### Problem statement:
Look through the records and report how many lines include the word "this", with no other words.

### Dataset extract:
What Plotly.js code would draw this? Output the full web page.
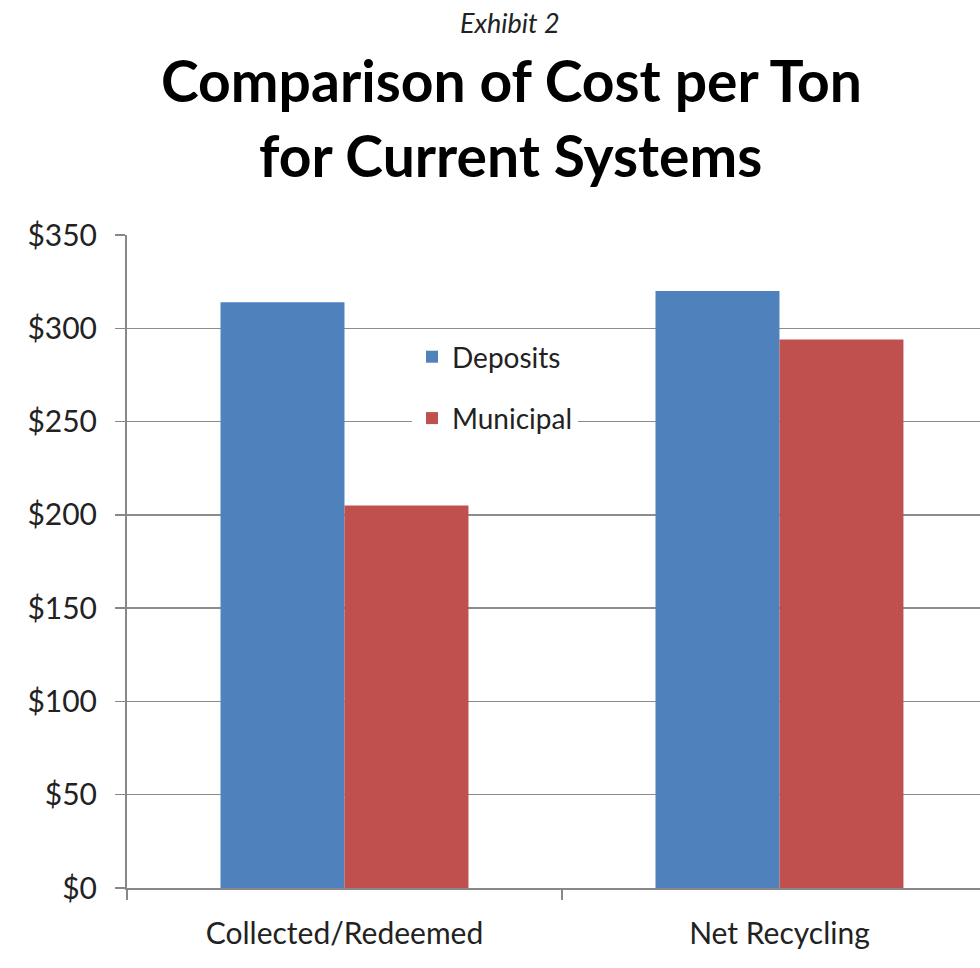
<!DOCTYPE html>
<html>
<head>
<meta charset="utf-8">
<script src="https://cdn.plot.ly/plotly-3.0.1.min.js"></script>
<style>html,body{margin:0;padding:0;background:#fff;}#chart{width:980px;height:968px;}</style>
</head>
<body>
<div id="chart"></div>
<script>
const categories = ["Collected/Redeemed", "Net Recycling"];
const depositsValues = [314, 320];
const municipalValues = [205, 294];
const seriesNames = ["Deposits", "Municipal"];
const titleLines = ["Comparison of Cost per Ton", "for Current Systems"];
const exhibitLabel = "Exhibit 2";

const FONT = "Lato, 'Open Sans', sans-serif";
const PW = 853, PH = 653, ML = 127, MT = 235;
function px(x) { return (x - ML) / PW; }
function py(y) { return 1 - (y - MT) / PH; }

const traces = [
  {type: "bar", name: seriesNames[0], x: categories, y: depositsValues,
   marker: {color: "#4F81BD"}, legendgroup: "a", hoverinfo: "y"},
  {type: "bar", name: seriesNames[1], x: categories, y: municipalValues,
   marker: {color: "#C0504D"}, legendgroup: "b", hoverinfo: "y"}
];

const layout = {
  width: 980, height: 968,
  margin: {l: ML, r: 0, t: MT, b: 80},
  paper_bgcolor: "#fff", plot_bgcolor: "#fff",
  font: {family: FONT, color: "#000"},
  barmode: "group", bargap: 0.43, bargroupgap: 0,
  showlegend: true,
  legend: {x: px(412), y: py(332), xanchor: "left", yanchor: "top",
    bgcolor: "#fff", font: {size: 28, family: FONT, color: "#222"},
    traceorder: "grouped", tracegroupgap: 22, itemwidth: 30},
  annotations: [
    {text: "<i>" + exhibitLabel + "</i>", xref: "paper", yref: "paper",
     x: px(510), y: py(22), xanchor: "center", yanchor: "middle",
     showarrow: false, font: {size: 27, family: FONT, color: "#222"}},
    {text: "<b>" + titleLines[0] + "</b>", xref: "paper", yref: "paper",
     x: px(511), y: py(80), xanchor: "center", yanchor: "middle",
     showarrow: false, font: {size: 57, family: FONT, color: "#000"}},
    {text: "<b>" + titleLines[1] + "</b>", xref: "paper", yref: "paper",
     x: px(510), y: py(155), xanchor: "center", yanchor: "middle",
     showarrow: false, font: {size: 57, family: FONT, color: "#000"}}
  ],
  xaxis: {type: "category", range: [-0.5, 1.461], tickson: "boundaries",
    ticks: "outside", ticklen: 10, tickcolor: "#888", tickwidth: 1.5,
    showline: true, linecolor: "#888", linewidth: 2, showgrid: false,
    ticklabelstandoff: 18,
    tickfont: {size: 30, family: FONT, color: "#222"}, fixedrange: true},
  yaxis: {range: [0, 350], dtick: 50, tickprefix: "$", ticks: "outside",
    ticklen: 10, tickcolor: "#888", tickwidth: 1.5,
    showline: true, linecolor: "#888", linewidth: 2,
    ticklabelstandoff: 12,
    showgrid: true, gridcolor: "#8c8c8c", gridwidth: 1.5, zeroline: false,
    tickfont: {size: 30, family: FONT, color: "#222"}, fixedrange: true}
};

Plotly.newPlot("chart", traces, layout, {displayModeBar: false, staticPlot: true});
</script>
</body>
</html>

--

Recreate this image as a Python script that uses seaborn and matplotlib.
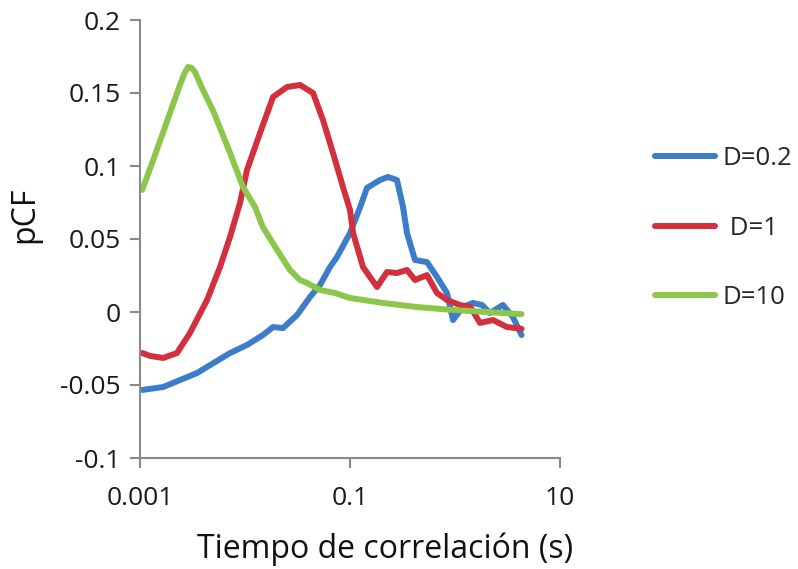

### Correct response:
2